Canadian businesses operating in or selling to customers in the United States may be subject to income taxes in the U.S. and/or may need to collect and remit U.S. state sales tax.
Whether a Canadian company is subject to U.S. federal and/or state taxation depends on several factors. For U.S. federal income tax purposes, the controlling document is the Canada-U.S. Income Tax Convention (Treaty) and a determination of whether the company has a permanent establishment in the U.S. For state income and sales tax purposes, the primary factor is whether the company has nexus within one or more states.
Permanent Establishment (PE)
If a Canadian company has a PE in the U.S. it is subject to U.S. federal income taxation. A PE includes a place of management, branch, office, or factory. It also includes a building site or construction/installation project if the construction or installation period exceeds twelve months. In addition, there are also services PE rules, which may deem a PE to exist based on services performed in the U.S. by Canadian employees.
Companies that have a PE should be filing U.S. federal income tax returns. If a Canadian company is operating as a branch in the U.S., the
U.S. federal and state income tax liability will be treated as a foreign tax paid. The startup may then be eligible for a foreign tax credit on its Canadian tax return, which should decrease the company’s Canadian tax liability.
A company that does not have a PE must file an annual US federal tax return to disclose its Treaty-based position in order to avoid an annual U.S. $10,000 penalty.
The concept of nexus essentially looks at whether a business has a non-trivial presence in one or more states. It is determined on a state- by-state basis and there are slightly different criteria between nexus for sales tax and nexus for income taxes. In determining whether the Canadian business has nexus, consider if the business has employees (including those attending trade shows), provides installation or implementation, has inventory stored, or has a physical location or property (including intangible property) in the state.
Rules vary from state to state and even a temporary presence may be enough to establish nexus. In Pennsylvania, for example, if a consultant is present in the state for more than seven days the business is considered to have nexus. In addition, a growing trend in certain states is the adoption of economic nexus rules, whereby nexus is deemed to exist in a state where the business has a threshold amount of revenue- notwithstanding that the business does not have a physical presence in the state.
It is also worth noting that if two businesses are affiliated with one another, in determining if one of them has nexus, the operations of the other can be taken into account. For example, in New York, if a business without nexus has as little as 5% cross-ownership with another business that does have nexus, it can result in the first company having nexus as a result of the affiliate nexus rules. Other connections including sharing of intellectual property such as trademarks can also result in the affiliate rules applying.
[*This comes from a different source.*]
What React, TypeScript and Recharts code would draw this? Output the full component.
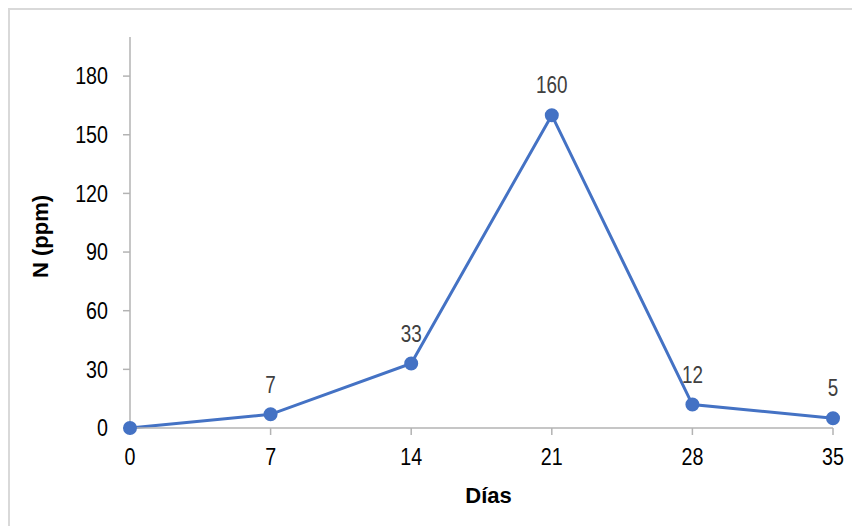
import { LineChart, Line, XAxis, YAxis, LabelList, Label } from "recharts";

const days = [0, 7, 14, 21, 28, 35];
const nitrogen = [0, 7, 33, 160, 12, 5];
const xTicks = [0, 7, 14, 21, 28, 35];
const yTicks = [0, 30, 60, 90, 120, 150, 180];

const data = days.map((d, i) => ({ dia: d, n: nitrogen[i] }));

const SANS = '"Liberation Sans", Arial, sans-serif';
const BLUE = "#4472C4";
const AXIS = "#b3b3b3";
// horizontal squeeze to get a narrow face out of Liberation Sans
const NARROW_X = 0.82;

function NarrowText({ x, y, anchor, baseline, size, fill, children }: any) {
  return (
    <g transform={`translate(${x},${y}) scale(${NARROW_X},1)`}>
      <text
        x={0}
        y={0}
        textAnchor={anchor}
        dominantBaseline={baseline}
        fontSize={size}
        fontFamily={SANS}
        fill={fill}
      >
        {children}
      </text>
    </g>
  );
}

function XTick(props: any) {
  const { x, y, payload } = props;
  return (
    <NarrowText x={x} y={y + 9} anchor="middle" baseline="central" size={24} fill="#000">
      {payload.value}
    </NarrowText>
  );
}

function YTick(props: any) {
  const { x, y, payload } = props;
  return (
    <NarrowText x={x} y={y} anchor="end" baseline="central" size={24} fill="#000">
      {payload.value}
    </NarrowText>
  );
}

function ValueLabel(props: any) {
  const { x, y, value } = props;
  if (!value) return null;
  return (
    <NarrowText x={x} y={y - 30} anchor="middle" baseline="central" size={23} fill="#404040">
      {value}
    </NarrowText>
  );
}

function YTitle(props: any) {
  const { viewBox } = props;
  const cx = 30;
  const cy = viewBox.y + viewBox.height / 2 + 4;
  return (
    <text
      x={cx}
      y={cy}
      transform={`rotate(-90 ${cx} ${cy})`}
      textAnchor="middle"
      dominantBaseline="central"
      fontSize={22}
      fontWeight="bold"
      fontFamily={SANS}
      fill="#000"
    >
      N (ppm)
    </text>
  );
}

function XTitle(props: any) {
  const { viewBox } = props;
  return (
    <text
      x={viewBox.x + viewBox.width / 2 + 7}
      y={493}
      textAnchor="middle"
      fontSize={22}
      fontWeight="bold"
      fontFamily={SANS}
      fill="#000"
    >
      Días
    </text>
  );
}

export default function App() {
  return (
    <div
      style={{
        width: 852,
        height: 518,
        borderTop: "2px solid #d9d9d9",
        borderLeft: "2px solid #d9d9d9",
        background: "#fff",
      }}
    >
      <LineChart
        width={850}
        height={516}
        data={data}
        margin={{ top: 27, right: 27, left: 0, bottom: 0 }}
      >
        <XAxis
          dataKey="dia"
          type="number"
          domain={[0, 35]}
          ticks={xTicks}
          height={98}
          stroke={AXIS}
          strokeWidth={1.5}
          tickSize={7}
          tickMargin={13}
          tick={<XTick />}
        >
          <Label content={<XTitle />} />
        </XAxis>
        <YAxis
          type="number"
          domain={[0, 200]}
          ticks={yTicks}
          width={120}
          stroke={AXIS}
          strokeWidth={1.5}
          tickSize={7}
          tickMargin={15}
          tick={<YTick />}
        >
          <Label content={<YTitle />} />
        </YAxis>
        <Line
          type="linear"
          dataKey="n"
          stroke={BLUE}
          strokeWidth={3}
          dot={{ r: 6, fill: BLUE, stroke: BLUE, strokeWidth: 2 }}
          activeDot={false}
          isAnimationActive={false}
        >
          <LabelList dataKey="n" content={<ValueLabel />} />
        </Line>
      </LineChart>
    </div>
  );
}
It is crucial to carefully consider the operations of a business in relation to each state in which it operates or has customers.
State Sales Tax
A Canadian business with nexus for sales tax purposes in a state will be required to register for a sales tax permit to collect and remit sales taxes like any other business operating in that state.
As with GST/HST in Canada, sales tax rates can vary significantly from one jurisdiction to another. However, in the U.S., there is no federal sales tax. The total sales tax that a business must collect and remit is comprised of state and local sales taxes.
The tax amounts collected must be remitted to the state periodically; typically, as a company’s sales increase so does the frequency of its remittances. Some local jurisdiction’s sales taxes are reported and remitted to the state which passes them onto the local authorities, but others require that separate reporting be done.
Most services and some goods are exempt from sales taxes; however these rules vary on a state-by-state basis. Additionally, a customer can avoid paying the sales taxes if they present a valid exemption certificate. This can occur when the use of a product or service is deemed exempt (e.g. if the product is for resale or further manufacturing) or when the customer has been deemed exempt (e.g., a not-for-profit or government organization).